The company is responsible for ensuring all data is accurate, complete, secure, and accessible only to those who require access to fulfill their job responsibilities. This policy sets for the requirements for the enterprise to deliver on the outcomes established above.

Data governance

Data governance establishes the requirements and standards for all corporate data deemed “in scope” of this policy in the aforementioned policy and scoping section. The purpose of the data governance capabilities established within this policy are to drive enhanced transparency and accountability for our company’s data and to drive improved consistency, control, and oversight for how data is managed, stored, and used going forward.

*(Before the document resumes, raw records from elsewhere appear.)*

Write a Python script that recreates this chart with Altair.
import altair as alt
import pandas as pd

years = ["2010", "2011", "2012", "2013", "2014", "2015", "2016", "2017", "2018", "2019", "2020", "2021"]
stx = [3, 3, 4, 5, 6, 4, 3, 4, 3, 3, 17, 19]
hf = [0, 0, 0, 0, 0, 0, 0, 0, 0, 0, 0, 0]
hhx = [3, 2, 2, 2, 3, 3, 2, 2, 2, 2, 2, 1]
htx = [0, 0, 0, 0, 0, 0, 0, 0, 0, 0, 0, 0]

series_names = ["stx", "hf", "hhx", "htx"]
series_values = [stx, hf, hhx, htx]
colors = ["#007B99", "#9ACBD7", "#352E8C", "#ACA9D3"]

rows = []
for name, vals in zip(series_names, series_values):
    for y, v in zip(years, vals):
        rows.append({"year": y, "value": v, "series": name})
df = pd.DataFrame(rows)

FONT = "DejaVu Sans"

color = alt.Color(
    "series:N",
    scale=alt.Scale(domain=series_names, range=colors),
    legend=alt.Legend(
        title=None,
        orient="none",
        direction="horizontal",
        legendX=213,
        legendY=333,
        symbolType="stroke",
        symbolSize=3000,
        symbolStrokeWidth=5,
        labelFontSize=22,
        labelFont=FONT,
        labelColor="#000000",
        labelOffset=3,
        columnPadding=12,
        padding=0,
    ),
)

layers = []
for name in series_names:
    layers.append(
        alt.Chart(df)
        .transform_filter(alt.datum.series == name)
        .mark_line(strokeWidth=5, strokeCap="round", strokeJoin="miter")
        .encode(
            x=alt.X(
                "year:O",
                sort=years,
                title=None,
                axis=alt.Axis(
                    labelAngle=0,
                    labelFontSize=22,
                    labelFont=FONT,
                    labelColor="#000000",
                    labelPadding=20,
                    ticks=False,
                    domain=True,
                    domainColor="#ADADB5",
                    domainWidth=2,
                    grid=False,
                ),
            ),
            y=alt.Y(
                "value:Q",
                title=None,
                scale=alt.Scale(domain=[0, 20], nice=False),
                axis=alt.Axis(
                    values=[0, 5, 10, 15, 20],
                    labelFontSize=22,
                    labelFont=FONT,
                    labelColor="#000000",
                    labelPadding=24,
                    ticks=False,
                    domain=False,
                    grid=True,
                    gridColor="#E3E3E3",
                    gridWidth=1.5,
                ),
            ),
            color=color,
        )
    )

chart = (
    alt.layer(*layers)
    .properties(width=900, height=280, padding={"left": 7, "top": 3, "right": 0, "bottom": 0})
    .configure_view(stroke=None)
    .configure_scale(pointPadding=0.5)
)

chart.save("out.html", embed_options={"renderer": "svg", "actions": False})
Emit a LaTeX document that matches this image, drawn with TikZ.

Roles and responsibilities

  1. Enterprise Data Committee: An Enterprise Data Committee will be established, chaired by the Chief Data & Analytics Officer, to provide an oversight and prioritization body to manage data and analytics initiatives and issue remediation enterprise-wide. A Data Domain Executive will be required to sit on this committee to ensure appropriate prioritization across all data domains.
  2. The Chief Information Officer will partner with the Chief Data & Analytics Officer to ensure technical requirements and systems are provided in support of the data and analytical needs of the organization, both for the Office of the Chief Data & Analytics Officer, but also for all functional data domains enterprise-wide.
  3. A Data Domain Executive will be established for each functional area to ensure the appropriate focus, funding, and resourcing is established and maintained to manage data in accordance with both this policy and the needs of the business.
  4. Data Stewards will be assigned by each Data Domain Executive to ensure the day-to-day execution of data requirements is completed in accordance with policy and the needs of the business. Data Stewards will also be required to work with the Office of the Chief Data & Analytics Officer to ensure that transparency of progress and ongoing operational effectiveness is maintained for leadership, regulators, and across domains.

Requirements

This section provides the minimum expectations for compliance.

Data Governance

Each data domain will develop a plan to drive compliance with this policy to operationalize the requirements within their data domain. The Data Domain Executive will ensure appropriate prioritization, whereas the Data Stewards will execute the plan on behalf of the Data Domain Executive. Additionally, Technical Data Stewards will support the delivery of all technical requirements to ensure compliance with this policy and the broader needs of the business. The minimum requirements are the following:

  1. Identify all data assets and systems
  2. Identify all data and technical data stewards for each asset and system
  3. Assign each asset and system to the appropriate data domain
  4. Develop a plan to meet the requirements for each asset and system and maintain compliance going forward

Data Cataloging

The purpose of data cataloging is to centrally manage and publish business and technical metadata across the organization to enable accelerated discovery of the data available across the organization in a clear, transparent manner. As data cataloging is implemented, the Chief Data & Analytics Office will evaluate metadata to determine the best source of truth for a given data asset and identify opportunities to reduce proliferation and redundancy across the company. This will further simplify our data ecosystem over time and reduce the costs of duplicate data handling/management and storage. The minimum requirements to be published in the Enterprise Data Catalog are the following:

  1. Description of the data asset/system
  2. Technical metadata
  3. Description of schemas and tables
  4. Identification of critical data elements (CDEs)
  5. Business definitions for CDEs
  6. Data classification for all data elements within the asset/system in accordance with the company data classification policy

Data Quality

The purpose of data quality is to ensure the data is fit for use. The following requirements have been set forth with the aim to centrally develop data quality rules, provide profiling resources and tooling, and monitor data hygiene to ensure the data can be trusted for analytical and business use and identify issues requiring disclosure and/or remediation. The minimum requirements are the following:

  1. Define the data quality rules for each CDE and enter this into the enterprise data quality tool
  2. Enable CDEs for data quality monitoring
  3. Provide data quality dashboards to transparently report on current quality levels
  4. Identify data quality issues and create plans to address material data quality issues

Policy Management

  • Feedback Loops: Feedback about the policy and/or questions about policy implementation should be directed to the Policy Leader defined above.
  • Measures of Success: A robust Enterprise data governance scorecard will be established for each data domain and at the corporate level. Periodic reporting of the progress of complying with this policy will be reported to the Office of the Chief Data & Analytics Officer and to the Enterprise Data Committee. Further measures of success may be required.
  • Compliance/Audit: Internal audits, external audits, and regulatory bodies may audit this policy for compliance on a regular basis. All requests for audit should be disclosed to the Office of the Chief Data & Analytics Officer so that requests can be co-ordinated and driven through the Enterprise Data Committee.
  • Frequency: This policy will be reviewed, updated, and re-approved at least annually.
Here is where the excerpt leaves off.